Site name: We have noticed our site name might lead to confusion on what this site is, what new name should we use?
- The name "Cognitive Sciences" can be interpreted to only welcome cognitive science and cognitive psychology, thus excluding, e.g., non-cognitive sub-disciplines of psychology. We have collected evidence showcasing that psychology and neuroscience is often perceived to be excluded.
- There is a strong majority favoring a name change.
- When choosing a new name, the url prefix needs to be considered as well.
- Many popular suggestions follow the format "A and B": Cognitive Science and Psychology, Psychology and Neuroscience, Mind and Brain.

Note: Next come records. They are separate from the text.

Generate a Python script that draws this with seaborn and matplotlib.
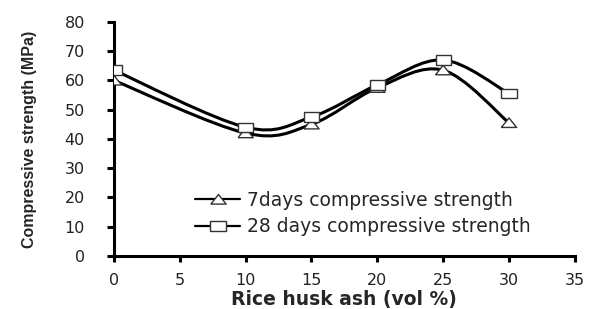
import matplotlib
matplotlib.use("Agg")
import matplotlib.pyplot as plt
import seaborn as sns
import numpy as np
import pandas as pd
from matplotlib.path import Path
from matplotlib.patches import PathPatch
from matplotlib.lines import Line2D

# data
rha = [0, 10, 15, 20, 25, 30]
strength_7d = [60, 42, 45, 57.5, 63.5, 45.5]
strength_28d = [63.5, 44, 47.5, 58.5, 67, 55.5]
labels = ["7days compressive strength", "28 days compressive strength"]

tri = [(-1, -0.6), (1, -0.6), (0, 0.65), (-1, -0.6)]
rect = [(-1, -0.62), (1, -0.62), (1, 0.62), (-1, 0.62), (-1, -0.62)]


def smooth_path(xs, ys, k=1 / 6):
    # Excel style smoothed line: Catmull-Rom segments as cubic beziers
    p = np.column_stack([xs, ys]).astype(float)
    n = len(p)
    verts = [p[0]]
    codes = [Path.MOVETO]
    for i in range(n - 1):
        p0 = p[i - 1] if i > 0 else p[i]
        p3 = p[i + 2] if i + 2 < n else p[i + 1]
        c1 = p[i] + (p[i + 1] - p0) * k
        c2 = p[i + 1] - (p3 - p[i]) * k
        verts += [c1, c2, p[i + 1]]
        codes += [Path.CURVE4] * 3
    return Path(verts, codes)


sns.set_style("white")
plt.rcParams["font.family"] = ["DejaVu Sans"]

fig = plt.figure(figsize=(5.89, 3.09), dpi=100)
ax = fig.add_axes([0.1935, 0.1715, 0.7825, 0.7575])

df = pd.DataFrame({
    "rha": rha * 2,
    "strength": strength_7d + strength_28d,
    "series": [labels[0]] * len(rha) + [labels[1]] * len(rha),
})

for vals in (strength_7d, strength_28d):
    ax.add_patch(PathPatch(smooth_path(rha, vals), facecolor="none",
                           edgecolor="black", lw=2.2, zorder=2))

sns.scatterplot(data=df, x="rha", y="strength", style="series",
                markers=[tri, rect], s=120, color="white",
                edgecolor="#333333", linewidth=1.0, ax=ax, zorder=3,
                legend=False)

ax.set_xlim(0, 35)
ax.set_ylim(0, 80)
ax.set_xticks(range(0, 36, 5))
ax.set_yticks(range(0, 81, 10))
for s in ["top", "right"]:
    ax.spines[s].set_visible(False)
for s in ["left", "bottom"]:
    ax.spines[s].set_linewidth(2.2)
    ax.spines[s].set_color("black")
ax.tick_params(axis="y", direction="out", length=5, width=2.2, labelsize=11.5,
               colors="black", labelcolor="#222222", pad=16, left=True)
ax.tick_params(axis="x", direction="out", length=4, width=2.2, labelsize=11.5,
               colors="black", labelcolor="#222222", pad=8, bottom=True)
ax.set_xlabel("Rice husk ash (vol %)", fontsize=13.5, fontweight="bold",
              labelpad=2)
ax.set_ylabel("Compressive strength (MPa)", fontsize=11.5,
              family=["Liberation Sans"], fontweight="bold")
ax.yaxis.set_label_coords(-0.168, 0.5)

handles = [
    Line2D([], [], color="black", lw=1.6, marker=tri, markersize=11,
           markerfacecolor="white", markeredgecolor="#333333", markeredgewidth=1.0),
    Line2D([], [], color="black", lw=1.6, marker=rect, markersize=11,
           markerfacecolor="white", markeredgecolor="#333333", markeredgewidth=1.0),
]
ax.legend(handles, labels, loc="lower left", bbox_to_anchor=(0.176, 0.085),
          frameon=False, fontsize=13.5, handlelength=2.4, handletextpad=0.35,
          labelspacing=0.38, borderpad=0, borderaxespad=0)

fig.savefig("out.png", dpi=100)
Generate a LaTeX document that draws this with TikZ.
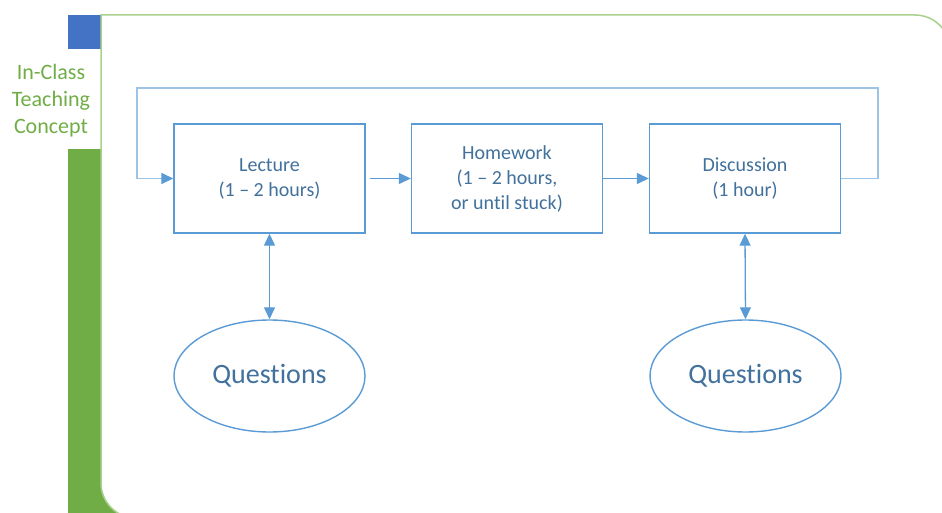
\documentclass[tikz,border=0pt]{standalone}
\usepackage{fontspec}
\setmainfont{Carlito}[Ligatures=NoCommon]
\usetikzlibrary{arrows.meta,shapes.geometric}

\definecolor{accentblue}{HTML}{4472C4}
\definecolor{accentgreen}{HTML}{70AD47}
\definecolor{panelgreen}{HTML}{A9D18E}
\definecolor{flowblue}{HTML}{5B9BD5}
\definecolor{loopblue}{HTML}{9DC3E6}
\definecolor{labelblue}{HTML}{41719C}

\tikzset{
  flowtip/.tip={Triangle[length=12pt,width=11pt,color=flowblue]},
  stepbox/.style={draw=flowblue, line width=1.4pt, rectangle,
    minimum width=191pt, minimum height=109pt, inner sep=0pt,
    align=center, text=labelblue, font=\fontsize{20}{25}\selectfont},
  qbubble/.style={draw=flowblue, line width=1.4pt, ellipse,
    minimum width=191pt, minimum height=112pt, inner sep=0pt,
    text=labelblue, font=\fontsize{28}{34}\selectfont},
  flow/.style={draw=flowblue, line width=1.3pt, -flowtip},
  twoway/.style={draw=flowblue, line width=1.3pt, flowtip-flowtip},
  loopline/.style={draw=loopblue, line width=1.5pt, -flowtip},
}

\begin{document}
\begin{tikzpicture}[x=1pt,y=-1pt]
  \useasboundingbox (0,0) rectangle (942,513);
  \clip (0,0) rectangle (942,513);

  % side markers
  \fill[accentblue] (68,15) rectangle (101,49);
  \fill[accentgreen] (68,149) rectangle (150,520);

  % content panel with rounded top-right and bottom-left corners
  \draw[panelgreen, line width=1.5pt, fill=white]
    (101,15) -- (915,15) arc[start angle=-90, end angle=0, radius=35]
    -- (950,518) -- (136,518) arc[start angle=90, end angle=180, radius=35]
    -- cycle;

  % side title
  \node[text=accentgreen, align=center, font=\fontsize{22}{27}\selectfont]
    (title) at (51,101) {In-Class\\Teaching\\Concept};

  % process steps
  \node[stepbox] (lect) at (269.5,178.5) {Lecture\\(1 – 2 hours)};
  \node[stepbox] (hw)   at (507,178.5)   {Homework\\(1 – 2 hours,\\or until stuck)};
  \node[stepbox] (disc) at (745,178.5)   {Discussion\\(1 hour)};

  % question bubbles
  \node[qbubble] (q1) at (269.5,376) {Questions};
  \node[qbubble] (q2) at (745.5,376) {Questions};

  % forward flow
  \draw[flow, shorten <=4pt] (lect) -- (hw);
  \draw[flow] (hw) -- (disc);

  % repeat loop
  \coordinate (loopR) at (878,88);
  \coordinate (loopL) at (137,88);
  \draw[loopline] (disc.east) -| (loopR) -- (loopL) |- (lect.west);

  % questions link
  \draw[twoway] (lect.south) -- (q1.north);
  \draw[twoway] (disc.south) -- (q2.north);
\end{tikzpicture}
\end{document}
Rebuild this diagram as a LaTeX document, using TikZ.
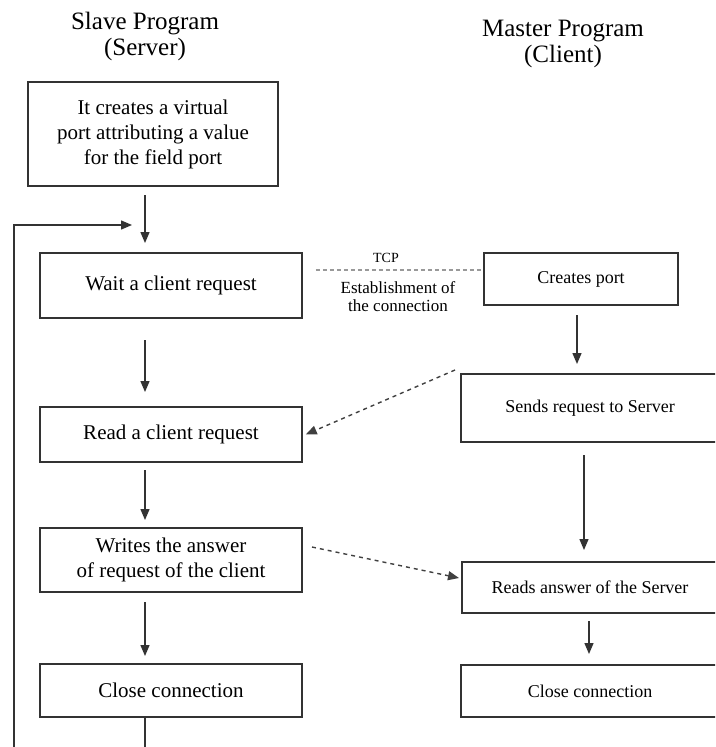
\documentclass[tikz,border=0pt]{standalone}
\usepackage{fontspec}
\setmainfont{Liberation Serif}
\usetikzlibrary{arrows.meta}
\tikzset{
  stepbox/.style={draw=black!80, line width=1.5pt, align=center, inner sep=2pt},
  slavetext/.style={font=\fontsize{21}{25}\selectfont},
  mastertext/.style={font=\fontsize{18}{22}\selectfont},
  flow/.style={draw=black!80, line width=1.4pt, -{Triangle[length=11pt,width=9pt]}},
  msg/.style={draw=black!75, line width=1.4pt, dash pattern=on 4pt off 4pt, -{Triangle[length=11pt,width=9pt]}}
}
\begin{document}
\begin{tikzpicture}[x=1pt,y=-1pt]
    \useasboundingbox (0,0) rectangle (715,747);
    \clip (0,0) rectangle (715,747);
    % headings
    \node[align=center, font=\fontsize{25}{26}\selectfont] (slavehead) at (145,36) {Slave Program\\(Server)};
    \node[align=center, font=\fontsize{25}{26}\selectfont] (masterhead) at (563,44) {Master Program\\(Client)};
    % slave side
    \node[stepbox, slavetext, minimum width=250pt, minimum height=104pt] (create) at (153,134)
        {It creates a virtual\\port attributing a value\\for the field port};
    \node[stepbox, slavetext, minimum width=262pt, minimum height=65pt] (wait) at (171,285.5) {Wait a client request};
    \node[stepbox, slavetext, minimum width=262pt, minimum height=55pt] (read) at (171,434.5) {Read a client request};
    \node[stepbox, slavetext, minimum width=262pt, minimum height=64pt] (write) at (171,560)
        {Writes the answer\\of request of the client};
    \node[stepbox, slavetext, minimum width=262pt, minimum height=53pt] (sclose) at (171,690.5) {Close connection};
    % master side
    \node[stepbox, mastertext, minimum width=194pt, minimum height=52pt] (port) at (581,279) {Creates port};
    \node[stepbox, mastertext, minimum width=258pt, minimum height=68pt] (send) at (590,408) {Sends request to Server};
    \node[stepbox, mastertext, minimum width=256pt, minimum height=51pt] (answer) at (590,587.5) {Reads answer of the Server};
    \node[stepbox, mastertext, minimum width=258pt, minimum height=52pt] (mclose) at (590,691) {Close connection};
    % slave flow
    \coordinate (a1) at (145,195);
    \coordinate (a2) at (145,243);
    \draw[flow] (a1) -- (a2);
    \coordinate (b1) at (145,340);
    \coordinate (b2) at (145,392);
    \draw[flow] (b1) -- (b2);
    \coordinate (c1) at (145,470);
    \coordinate (c2) at (145,520);
    \draw[flow] (c1) -- (c2);
    \coordinate (d1) at (145,602);
    \coordinate (d2) at (145,656);
    \draw[flow] (d1) -- (d2);
    % loop back
    \coordinate (loopdown) at (145,750);
    \coordinate (loopleft) at (14,750);
    \coordinate (looptop) at (14,225);
    \coordinate (loopend) at (132,225);
    \draw[draw=black!80, line width=1.4pt] (sclose.south -| loopdown) -- (loopdown);
    \draw[flow] (loopleft) -- (looptop) -- (loopend);
    % master flow
    \coordinate (e1) at (577,315);
    \coordinate (e2) at (577,364);
    \draw[flow] (e1) -- (e2);
    \coordinate (f1) at (584,455);
    \coordinate (f2) at (584,550);
    \draw[flow] (f1) -- (f2);
    \coordinate (g1) at (589,621);
    \coordinate (g2) at (589,654);
    \draw[flow] (g1) -- (g2);
    % messages
    \coordinate (tcpend) at (port.west |- 0,270);
    \draw[draw=black!40, line width=1.2pt, dash pattern=on 4pt off 3pt] (wait.east |- 0,270) ++(13,0) -- (tcpend);
    \node[font=\fontsize{14}{16}\selectfont] (tcp) at (386,258) {TCP};
    \node[align=center, font=\fontsize{17}{18}\selectfont] (establish) at (398,297) {Establishment of\\the connection};
    \coordinate (s1) at (455,370);
    \draw[msg] (s1) -- ([xshift=3pt]read.east);
    \coordinate (w1) at (312,547);
    \coordinate (w2) at (459,578);
    \draw[msg] (w1) -- (w2);
\end{tikzpicture}
\end{document}
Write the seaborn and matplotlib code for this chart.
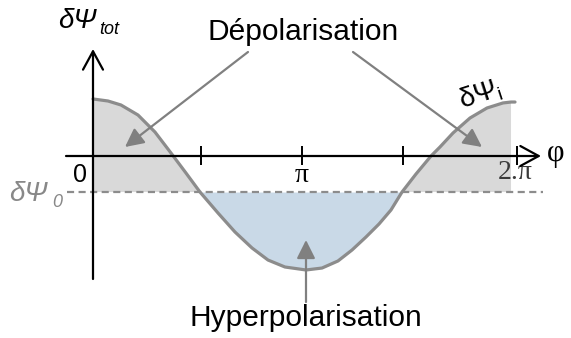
import numpy as np
import pandas as pd
import matplotlib
matplotlib.use("Agg")
import matplotlib.pyplot as plt
import seaborn as sns

# ---- data ----
phi = [0.000, 0.226, 0.421, 0.677, 0.932, 1.173, 1.398, 1.609, 1.880,
       2.135, 2.391, 2.632, 2.887, 3.203, 3.444, 3.684, 3.895, 4.105, 4.301,
       4.481, 4.647, 4.857, 5.083, 5.218, 5.414, 5.669, 5.925, 6.165, 6.286, 6.346]
dpsi_i = [0.671, 0.647, 0.600, 0.482, 0.282, 0.035, -0.200, -0.424, -0.671,
          -0.894, -1.082, -1.224, -1.306, -1.341, -1.318, -1.235, -1.106, -0.953, -0.800,
          -0.635, -0.424, -0.212, 0.000, 0.106, 0.271, 0.447, 0.565, 0.624, 0.635, 0.635]
dpsi_0 = -0.424
tick_pos = [1.624, 3.143, 4.662, 6.376]
fill_end = 6.29

sns.set_theme(style="white")
plt.rcParams['font.family'] = ['Liberation Sans', 'DejaVu Sans']
plt.rcParams['text.color'] = 'black'
plt.rcParams['mathtext.fontset'] = 'custom'
plt.rcParams['mathtext.rm'] = 'Liberation Sans'
plt.rcParams['mathtext.it'] = 'Liberation Sans:italic'

W, H = 571, 338
fig = plt.figure(figsize=(W / 100, H / 100), dpi=100)
ax = fig.add_axes([0, 0, 1, 1])
ax.set_xlim(-93 / 66.5, (W - 93) / 66.5)
ax.set_ylim((156 - H) / 85, 156 / 85)
ax.axis("off")

def fp(x, y):
    return (x / W, 1 - y / H)

df = pd.DataFrame({"phi": phi, "psi": dpsi_i})
dfill = df[df.phi <= fill_end]
x = dfill.phi.values
y = dfill.psi.values
ax.fill_between(x, y, dpsi_0, where=y >= dpsi_0, interpolate=True,
                color="#d9d9d9", lw=0, zorder=1)
ax.fill_between(x, y, dpsi_0, where=y <= dpsi_0, interpolate=True,
                color="#c9d9e7", lw=0, zorder=1)

# dashed reference line
ax.plot([-0.391, 6.767], [dpsi_0, dpsi_0], color="#8c8c8c", lw=1.6,
        ls=(0, (3.2, 2.0)), zorder=2)

# curve
sns.lineplot(data=df, x="phi", y="psi", sort=False, ax=ax, color="#8c8c8c",
             lw=2.3, zorder=4, legend=False)

# axes with arrows
axkw = dict(arrowstyle="->,head_length=1.1,head_width=0.6", color="black",
            lw=1.6, shrinkA=0, shrinkB=0, mutation_scale=12)
ax.annotate("", xy=fp(541, 156), xytext=fp(66, 156), xycoords="figure fraction",
            textcoords="figure fraction", arrowprops=axkw, zorder=5)
ax.annotate("", xy=fp(93, 49), xytext=fp(93, 279), xycoords="figure fraction",
            textcoords="figure fraction", arrowprops=axkw, zorder=5)
ax.vlines(tick_pos, -0.106, 0.118, color="black", lw=1.4, zorder=5)

T = fig.transFigure
# tick labels
ax.text(80 / W, 1 - 175 / H, "0", transform=T, fontsize=18, ha="center", va="center")
ax.text(302 / W, 1 - 175 / H, "π", transform=T, fontsize=20,
        ha="center", va="center", family="Liberation Serif")
ax.text(515 / W, 1 - 173 / H, "2.π", transform=T, fontsize=20,
        ha="center", va="center", family="Liberation Serif", color="#3a3a3a")
ax.text(556 / W, 1 - 154 / H, "φ", transform=T, fontsize=22,
        ha="center", va="center", family="Liberation Serif")

# Greek labels with italic subscripts
def sym(x0, yb, main, sub, size, subsize, dy, color):
    ax.text(x0 / W, 1 - yb / H, main, transform=T, fontsize=size, style="italic",
            ha="left", va="baseline", color=color)
    ax.text((x0 + 0.0) / W, 1 - yb / H, "", transform=T)
    return None

ax.text(58 / W, 1 - 28 / H, "δΨ", transform=T, fontsize=20, style="italic",
        ha="left", va="baseline")
ax.text(99 / W, 1 - 34 / H, "tot", transform=T, fontsize=13, style="italic",
        ha="left", va="baseline")
ax.text(9 / W, 1 - 201 / H, "δΨ", transform=T, fontsize=20, style="italic",
        ha="left", va="baseline", color="#888888")
ax.text(52 / W, 1 - 207 / H, "0", transform=T, fontsize=13, style="italic",
        ha="left", va="baseline", color="#888888")
ax.text(480 / W, 1 - 95 / H, r"δΨ$_{\mathrm{i}}$", transform=T,
        fontsize=20, ha="center", va="center", rotation=18)

ax.text(303 / W, 1 - 40 / H, "Dépolarisation", transform=T,
        fontsize=21.5, ha="center", va="baseline")
ax.text(306 / W, 1 - 326 / H, "Hyperpolarisation", transform=T,
        fontsize=21.5, ha="center", va="baseline")

arkw = dict(arrowstyle="-|>,head_length=0.8,head_width=0.4", color="#808080",
            lw=1.6, shrinkA=0, shrinkB=0, mutation_scale=14)
for tail, head in [((248, 52), (125, 147)), ((353, 52), (482, 147)),
                   ((306, 302), (306, 240))]:
    ax.annotate("", xy=fp(*head), xytext=fp(*tail), xycoords="figure fraction",
                textcoords="figure fraction", arrowprops=arkw, zorder=6)

fig.savefig("out.png", dpi=100)
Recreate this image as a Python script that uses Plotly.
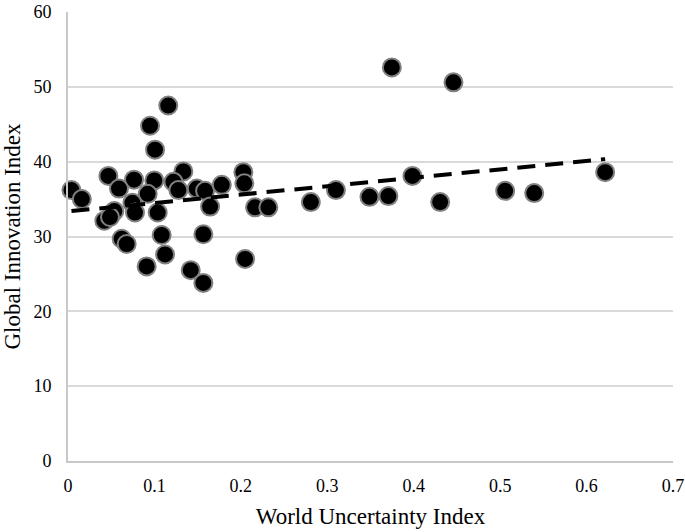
import numpy as np
import plotly.graph_objects as go

wui = [0.004, 0.016, 0.0467, 0.0764, 0.0999, 0.059, 0.0922, 0.0745, 0.0536, 0.0775,
       0.1038, 0.042, 0.0486, 0.0621, 0.0679, 0.1084, 0.1123, 0.091, 0.1007, 0.116,
       0.0949, 0.1335, 0.122, 0.1277, 0.149, 0.1586, 0.1779, 0.2029, 0.204, 0.1644,
       0.2164, 0.2318, 0.1566, 0.2049, 0.142, 0.1566, 0.281, 0.310, 0.3488, 0.3707,
       0.3985, 0.4306, 0.5058, 0.5394, 0.6215, 0.3747, 0.446]
gii = [36.2, 35.0, 38.1, 37.6, 37.5, 36.4, 35.7, 34.5, 33.4, 33.2,
       33.2, 32.1, 32.6, 29.7, 29.0, 30.2, 27.6, 26.0, 41.6, 47.5,
       44.8, 38.7, 37.3, 36.2, 36.4, 36.1, 36.9, 38.6, 37.1, 34.0,
       33.9, 33.9, 30.3, 27.0, 25.5, 23.8, 34.6, 36.2, 35.3, 35.4,
       38.1, 34.6, 36.1, 35.8, 38.6, 52.6, 50.6]

x_ticks = [0, 0.1, 0.2, 0.3, 0.4, 0.5, 0.6, 0.7]
x_tick_labels = ["0", "0.1", "0.2", "0.3", "0.4", "0.5", "0.6", "0.7"]
y_ticks = [0, 10, 20, 30, 40, 50, 60]

slope, intercept = np.polyfit(wui, gii, 1)
tx = np.array([min(wui), max(wui)])
ty = slope * tx + intercept

font = "Liberation Serif, Times New Roman, serif"

fig = go.Figure()
fig.add_trace(go.Scatter(
    x=wui, y=gii, mode="markers",
    marker=dict(color="black", size=18, line=dict(color="#808080", width=2)),
    showlegend=False, cliponaxis=False))
fig.add_trace(go.Scatter(
    x=tx, y=ty, mode="lines",
    line=dict(color="black", width=4, dash="18px,10px"),
    showlegend=False))

fig.update_layout(
    width=685, height=532,
    margin=dict(l=68, r=12, t=12, b=71),
    paper_bgcolor="white", plot_bgcolor="white",
    font=dict(family=font, color="black", size=18),
)
fig.update_xaxes(
    range=[0, 0.7], tickvals=x_ticks, ticktext=x_tick_labels,
    showgrid=False, zeroline=False,
    showline=True, linecolor="#c8c8c8", linewidth=2,
    ticks="outside", ticklen=7, tickcolor="rgba(0,0,0,0)",
    tickfont=dict(size=18, family=font),
    title=dict(text="World Uncertainty Index", font=dict(size=23, family=font), standoff=13),
    automargin=False,
)
fig.update_yaxes(
    range=[0, 60], tickvals=y_ticks,
    showgrid=True, gridcolor="#d9d9d9", gridwidth=1.5,
    zeroline=False,
    showline=True, linecolor="#c8c8c8", linewidth=2,
    ticks="outside", ticklen=11, tickcolor="rgba(0,0,0,0)",
    tickfont=dict(size=18, family=font),
    title=dict(text="Global Innovation Index", font=dict(size=23, family=font), standoff=12),
    automargin=False,
)

fig.write_html("out.html", config={"displayModeBar": False},
               post_script="document.body.style.margin='0';")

- An attempt at getting an overview of consensus resulted in two favorites (Psychology and Neuroscience, and Mind and Brain), with Psychology and Neuroscience as a clear winner.
- Unfortunately these suggestions go against the naming standards of SE, which 'suggest' avoiding "X and B" like names.
- Regardless, this is a topic which keeps resurfacing. The name keeps causing confusion even for active researchers in the fields.
The next step now is to collect concrete proposals for a potential different scope and site name, keeping in mind the issues mentioned above. A proposal would do well by including the following:
- An exhaustive list of scientific disciplines we want to target explicitly.
- A list of scientific disciplines we potentially do not want to consider, including a motivation why.
- A suggestion on how to handle overlap with specific other sites.
- A suggestion on how to handle questions only tangentially related to the mind, which do not have a home on other sites (given the recent events of the closed neuroscience proposal).
- A suggested site name and url prefix, reflecting the earlier described scope, including a motivation.